Menurut Yusron, 117 WNI tersebut tiba dalam dua gelombang menggunakan penerbangan Saudia Airlines: 49 orang pada 14 Mei via SV827 dan 68 orang pada 15 Mei via SV813. Mereka menggunakan visa kerja jenis amil, yang biasanya diperuntukkan bagi pekerja bangunan. Namun, kecurigaan muncul karena banyak di antara mereka adalah lansia, yang tidak sesuai dengan profil pekerja konstruksi. Setelah interogasi, beberapa WNI mengakui bahwa tujuan mereka adalah berhaji, bukan bekerja. Akibatnya, mereka dideportasi melalui penerbangan Saudia SV3316, transit di Jeddah, dan tiba di Jakarta pada 16 Mei 2025 pukul 22.45 WIB.
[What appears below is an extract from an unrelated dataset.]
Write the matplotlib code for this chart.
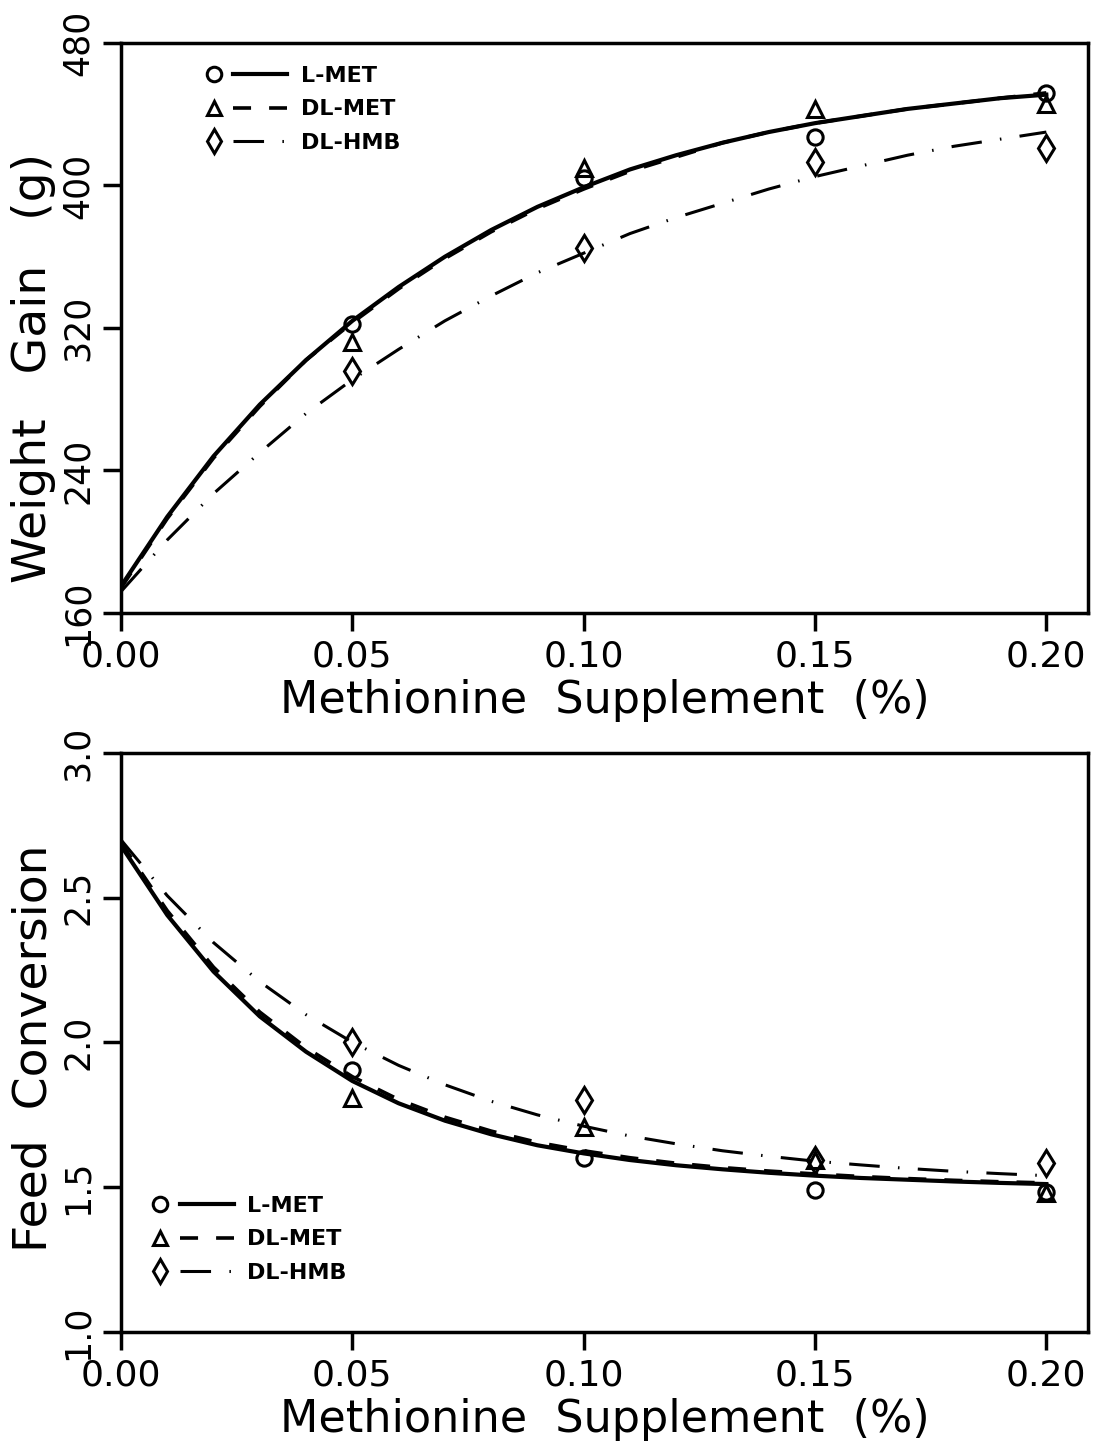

Konsulat Jenderal RI (KJRI) Jeddah mendampingi proses pemeriksaan dan sidik jari oleh Imigrasi Saudi. Yusron menjelaskan bahwa modus haji ilegal semakin canggih. Jika sebelumnya pelaku menggunakan seragam atau koper seragam untuk menyamarkan diri, kini mereka menghindari atribut mencolok agar tidak terdeteksi. Selama periode 3–15 Mei 2025, KJRI mencatat lebih dari 300 WNI mencoba berhaji menggunakan visa kerja atau visa kunjungan (ziarah), yang dilarang untuk ibadah haji oleh Pemerintah Arab Saudi. “Marilah kita bijak dalam menyikapi perintah Allah untuk berhaji. Jangan sampai uang hilang, haji melayang,” tegas Yusron.
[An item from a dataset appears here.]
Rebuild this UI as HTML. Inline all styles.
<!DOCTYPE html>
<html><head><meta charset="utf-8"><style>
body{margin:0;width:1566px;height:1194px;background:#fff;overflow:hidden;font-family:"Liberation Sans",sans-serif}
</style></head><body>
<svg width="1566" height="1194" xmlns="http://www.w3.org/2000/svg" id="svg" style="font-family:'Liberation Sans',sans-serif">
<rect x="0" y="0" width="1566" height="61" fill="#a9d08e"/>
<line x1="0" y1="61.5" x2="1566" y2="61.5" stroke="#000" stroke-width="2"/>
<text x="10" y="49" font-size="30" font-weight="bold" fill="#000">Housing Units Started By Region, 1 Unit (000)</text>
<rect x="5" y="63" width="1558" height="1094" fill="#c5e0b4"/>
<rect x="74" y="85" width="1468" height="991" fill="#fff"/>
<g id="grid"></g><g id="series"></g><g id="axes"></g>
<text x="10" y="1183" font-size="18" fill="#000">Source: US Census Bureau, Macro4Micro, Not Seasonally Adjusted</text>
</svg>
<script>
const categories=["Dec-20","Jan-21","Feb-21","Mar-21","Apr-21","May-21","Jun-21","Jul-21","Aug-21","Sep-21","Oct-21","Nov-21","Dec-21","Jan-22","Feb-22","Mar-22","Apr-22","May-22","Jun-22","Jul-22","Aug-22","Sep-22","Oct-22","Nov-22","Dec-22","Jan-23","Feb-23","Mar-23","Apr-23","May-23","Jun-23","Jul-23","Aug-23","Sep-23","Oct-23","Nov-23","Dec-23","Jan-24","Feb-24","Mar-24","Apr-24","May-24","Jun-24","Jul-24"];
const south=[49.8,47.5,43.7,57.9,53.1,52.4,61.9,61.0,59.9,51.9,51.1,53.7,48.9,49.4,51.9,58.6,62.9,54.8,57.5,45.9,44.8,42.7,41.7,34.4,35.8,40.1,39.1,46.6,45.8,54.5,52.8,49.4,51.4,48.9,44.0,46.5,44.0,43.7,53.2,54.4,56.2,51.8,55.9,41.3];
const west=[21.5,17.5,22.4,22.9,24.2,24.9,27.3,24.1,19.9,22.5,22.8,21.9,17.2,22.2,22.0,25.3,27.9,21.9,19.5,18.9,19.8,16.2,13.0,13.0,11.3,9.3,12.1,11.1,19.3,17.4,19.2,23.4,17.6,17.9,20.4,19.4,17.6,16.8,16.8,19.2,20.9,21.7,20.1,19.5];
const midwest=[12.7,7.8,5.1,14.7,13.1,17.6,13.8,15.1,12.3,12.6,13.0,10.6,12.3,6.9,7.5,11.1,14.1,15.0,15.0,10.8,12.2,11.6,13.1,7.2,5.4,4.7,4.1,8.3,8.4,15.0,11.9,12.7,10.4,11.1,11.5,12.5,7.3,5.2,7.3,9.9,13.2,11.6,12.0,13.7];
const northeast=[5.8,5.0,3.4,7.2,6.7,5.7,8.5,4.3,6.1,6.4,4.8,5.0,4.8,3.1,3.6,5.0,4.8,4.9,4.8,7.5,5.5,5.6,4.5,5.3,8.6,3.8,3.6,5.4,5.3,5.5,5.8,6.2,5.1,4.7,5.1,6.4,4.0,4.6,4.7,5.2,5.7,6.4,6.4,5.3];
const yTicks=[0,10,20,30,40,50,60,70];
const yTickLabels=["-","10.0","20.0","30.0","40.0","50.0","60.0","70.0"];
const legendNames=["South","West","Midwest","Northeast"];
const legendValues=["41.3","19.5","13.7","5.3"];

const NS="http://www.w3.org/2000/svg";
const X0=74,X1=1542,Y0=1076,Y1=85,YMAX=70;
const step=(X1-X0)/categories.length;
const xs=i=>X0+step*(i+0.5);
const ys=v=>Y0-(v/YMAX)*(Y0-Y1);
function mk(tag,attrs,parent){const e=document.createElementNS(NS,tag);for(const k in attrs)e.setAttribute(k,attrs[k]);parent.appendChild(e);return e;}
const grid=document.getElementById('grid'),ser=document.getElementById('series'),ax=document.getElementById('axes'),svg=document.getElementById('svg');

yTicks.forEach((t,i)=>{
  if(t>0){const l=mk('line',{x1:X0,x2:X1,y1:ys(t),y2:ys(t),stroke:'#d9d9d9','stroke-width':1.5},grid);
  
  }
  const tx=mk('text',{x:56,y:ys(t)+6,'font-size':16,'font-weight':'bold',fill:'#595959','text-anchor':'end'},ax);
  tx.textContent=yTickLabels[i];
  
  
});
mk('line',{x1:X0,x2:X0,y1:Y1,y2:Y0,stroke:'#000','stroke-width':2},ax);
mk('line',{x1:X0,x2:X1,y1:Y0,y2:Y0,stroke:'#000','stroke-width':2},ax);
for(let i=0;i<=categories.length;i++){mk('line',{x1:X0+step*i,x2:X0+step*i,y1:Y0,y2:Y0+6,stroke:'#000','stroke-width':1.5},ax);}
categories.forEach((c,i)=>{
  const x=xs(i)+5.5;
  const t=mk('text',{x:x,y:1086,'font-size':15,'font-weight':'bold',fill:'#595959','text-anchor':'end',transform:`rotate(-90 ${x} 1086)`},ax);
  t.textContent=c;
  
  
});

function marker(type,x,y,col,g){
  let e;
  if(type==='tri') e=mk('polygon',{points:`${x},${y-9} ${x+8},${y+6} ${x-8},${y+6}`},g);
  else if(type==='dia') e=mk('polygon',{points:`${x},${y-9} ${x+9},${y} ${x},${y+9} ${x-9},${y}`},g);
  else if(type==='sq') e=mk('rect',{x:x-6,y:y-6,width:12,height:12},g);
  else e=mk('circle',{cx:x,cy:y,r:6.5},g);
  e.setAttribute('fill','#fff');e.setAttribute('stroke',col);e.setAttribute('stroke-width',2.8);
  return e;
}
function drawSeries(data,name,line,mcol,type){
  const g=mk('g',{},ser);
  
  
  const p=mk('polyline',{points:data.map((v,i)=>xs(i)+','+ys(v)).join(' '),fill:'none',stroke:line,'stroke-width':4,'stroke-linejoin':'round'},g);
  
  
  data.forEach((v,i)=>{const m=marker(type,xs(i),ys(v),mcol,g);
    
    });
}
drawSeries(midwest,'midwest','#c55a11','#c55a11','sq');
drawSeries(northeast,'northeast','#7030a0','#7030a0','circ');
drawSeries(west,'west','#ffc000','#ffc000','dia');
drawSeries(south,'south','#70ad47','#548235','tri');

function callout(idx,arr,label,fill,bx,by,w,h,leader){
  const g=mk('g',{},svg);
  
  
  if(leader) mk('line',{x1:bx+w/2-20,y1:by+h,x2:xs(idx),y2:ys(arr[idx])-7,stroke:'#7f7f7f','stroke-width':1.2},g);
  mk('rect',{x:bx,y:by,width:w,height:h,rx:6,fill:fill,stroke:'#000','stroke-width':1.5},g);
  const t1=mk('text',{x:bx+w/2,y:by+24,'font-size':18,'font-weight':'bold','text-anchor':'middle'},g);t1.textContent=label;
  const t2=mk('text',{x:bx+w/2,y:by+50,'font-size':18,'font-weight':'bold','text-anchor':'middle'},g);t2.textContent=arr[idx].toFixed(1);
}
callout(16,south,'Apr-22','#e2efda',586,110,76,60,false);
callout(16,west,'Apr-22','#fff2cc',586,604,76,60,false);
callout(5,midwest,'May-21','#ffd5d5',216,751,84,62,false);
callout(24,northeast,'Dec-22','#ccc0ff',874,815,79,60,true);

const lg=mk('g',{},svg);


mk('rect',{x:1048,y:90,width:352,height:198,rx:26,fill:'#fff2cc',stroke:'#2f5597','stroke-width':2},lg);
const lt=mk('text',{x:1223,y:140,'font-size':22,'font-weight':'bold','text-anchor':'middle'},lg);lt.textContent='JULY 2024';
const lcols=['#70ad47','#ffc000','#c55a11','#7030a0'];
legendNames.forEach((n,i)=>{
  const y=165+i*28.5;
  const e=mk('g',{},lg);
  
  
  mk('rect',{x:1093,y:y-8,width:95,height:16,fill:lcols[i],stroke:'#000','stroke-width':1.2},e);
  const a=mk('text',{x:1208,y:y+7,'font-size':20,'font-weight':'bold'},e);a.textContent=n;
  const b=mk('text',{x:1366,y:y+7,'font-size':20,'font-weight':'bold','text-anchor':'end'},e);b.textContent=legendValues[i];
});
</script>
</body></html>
Pemerintah Arab Saudi menerapkan aturan ketat selama musim haji. Hanya visa haji resmi (tasreh) yang diizinkan untuk masuk ke Mekkah dan mengikuti rangkaian ibadah. Kementerian Dalam Negeri Saudi menetapkan denda hingga 20.000 riyal (sekitar Rp89 juta) bagi pelaku haji non-prosedural, ditambah deportasi dan larangan masuk selama 10 tahun. Aturan ini berlaku dari 28 Mei hingga 10 Juni 2025, sesuai periode haji 1446 H. Indonesia juga termasuk dalam 14 negara yang dilarang mengajukan visa non-haji menjelang musim haji, seperti disampaikan Duta Besar RI untuk Saudi, Abdul Aziz, pada 1 Mei 2025.

Kementerian Agama RI telah berulang kali mengimbau masyarakat untuk hanya menggunakan visa haji resmi, baik kuota reguler, haji khusus, atau mujamalah (undangan Pemerintah Saudi). UU Nomor 8 Tahun 2019 tentang Penyelenggaraan Ibadah Haji dan Umrah juga menegaskan bahwa haji hanya sah dengan visa haji. Pengurus Besar Nahdlatul Ulama (PBNU) bahkan memutuskan bahwa haji dengan visa non-haji sah secara ibadah, tetapi cacat hukum dan pelakunya berdosa. Dirjen Penyelenggaraan Haji dan Umrah, Hilman Latief, memperingatkan agar masyarakat tidak tergiur tawaran haji tanpa antre dengan visa kerja atau ziarah, yang sering dipromosikan di media sosial.

Insiden ini bukan yang pertama. Pada 2022, 46 WNI juga dipulangkan dari Jeddah karena menggunakan visa tidak valid dari Singapura dan Malaysia. KJRI Jeddah mencatat adanya oknum travel yang memfasilitasi haji ilegal, seperti dua WNI yang ditangkap di Mekkah pada 15 Mei 2025 karena menyediakan kartu Nusuk palsu dan menampung jamaah Malaysia bervisa ziarah. Pemerintah Indonesia terus berkoordinasi dengan otoritas Saudi untuk melindungi WNI dan mencegah praktik serupa. Masyarakat diminta waspada terhadap penawaran haji murah dan selalu memverifikasi travel melalui Kemenag untuk memastikan keabsahan visa dan layanan haji.